However, M&S would have “nothing to gain” by introducing brands into its desserts fixtures, Uniq boss Geoff Eaton cautioned.
“From our point of view, it’s a positive development as it provides shoppers with more reasons to visit their stores. And the higher the footfall, the more products we’ll sell. But they must be careful which brands they choose and look at where the opportunities are to fill gaps in their range.
“M&S is already a destination store for desserts and they overtrade in yogurts, so there is nothing to be gained from having brands in the desserts cabinet.”
Evolution, not revolution?
Former Morrisons chief executive Marc Bolland, who took the helm at M&S in May, was taking his time to talk to suppliers and understand the M&S brand and how to develop it, said Eaton.
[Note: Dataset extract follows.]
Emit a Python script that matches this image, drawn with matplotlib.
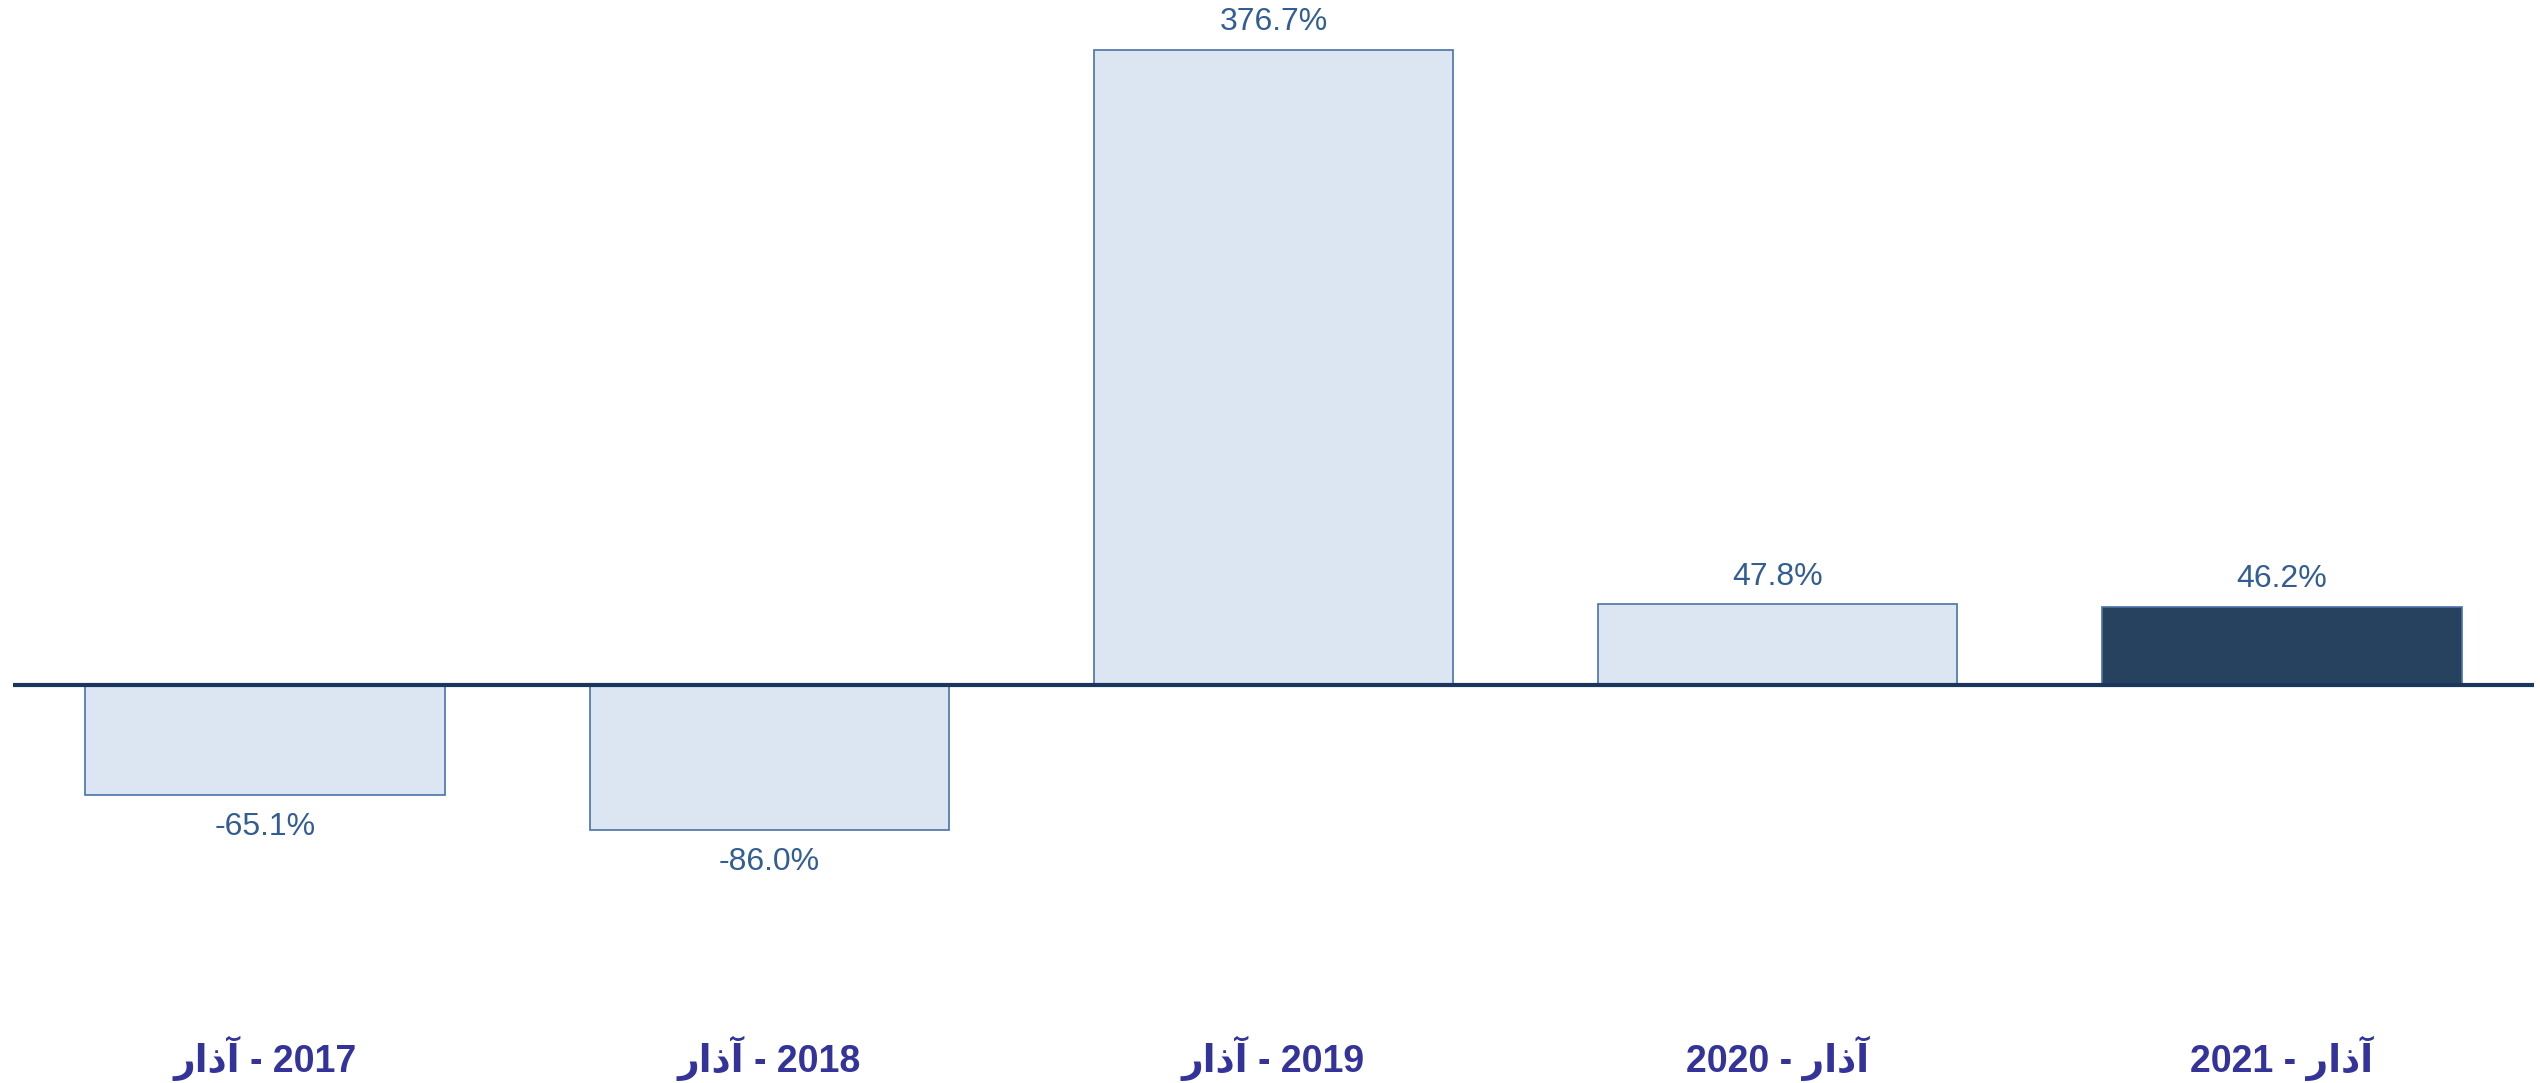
import matplotlib
matplotlib.use("Agg")
import matplotlib.pyplot as plt
from matplotlib.transforms import blended_transform_factory

plt.rcParams['font.family'] = ['Liberation Sans', 'DejaVu Sans']

# data
years = ['2017', '2018', '2019', '2020', '2021']
month = 'آذار'
values = [-65.1, -86.0, 376.7, 47.8, 46.2]
value_labels = ['-65.1%', '-86.0%', '376.7%', '47.8%', '46.2%']
year_first = [False, False, False, True, True]

light = '#DCE6F2'
edge = '#4A72A8'
dark = '#27425F'
txt_blue = '#335E94'
lbl_color = '#333399'

# matplotlib has no bidi, so the word is written in display order (all isolated forms)
month_vis = month[::-1]

fig = plt.figure(figsize=(25.4, 10.83), dpi=100)
ax = fig.add_axes([13 / 2540, 1 - 853.6 / 1083, 2521 / 2540, 843 / 1083])

x = list(range(len(values)))
colors = [light] * (len(values) - 1) + [dark]
ax.bar(x, values, width=0.713, color=colors, edgecolor=edge, linewidth=1.2, zorder=2)
ax.axhline(0, color='#1B365D', linewidth=3, zorder=3)

for i, (v, s) in enumerate(zip(values, value_labels)):
    off = 20 if v >= 0 else -23
    ax.annotate(s, (i, v), xytext=(0, off), textcoords='offset points',
                ha='center', va='center', fontsize=23, color=txt_blue)

ax.set_xlim(-0.5, 4.5)
ax.set_ylim(-100, 400)
ax.axis('off')

trans = blended_transform_factory(ax.transData, fig.transFigure)
for i, y in enumerate(years):
    lab = f'{y} - {month_vis}' if year_first[i] else f'{month_vis} - {y}'
    ax.text(i, 1 - 1058 / 1083, lab, transform=trans, ha='center', va='center',
            fontsize=27, fontweight='bold', color=lbl_color)

fig.savefig('out.png', dpi=100)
“I have met Marc and will be seeing him again in a couple of weeks. But he will not be talking about a new strategy until November. We saw what he did at Morrisons and we like the way he talks about the evolution of the brand.
"We will have the opportunity to feed into this process when we meet up next.We’re very excited about the prospects.”
While Uniq’s desserts division slumped into the red in the first half owing to additional costs to support the launch of new products and continued pressure on margins, its longer-term prospects were good, insisted Eaton.
“We launched 87 new products in the period compared with 28 in the first half of last year and in many cases the initial demand was more than double our expectations, which put a hell of a strain on the factories.”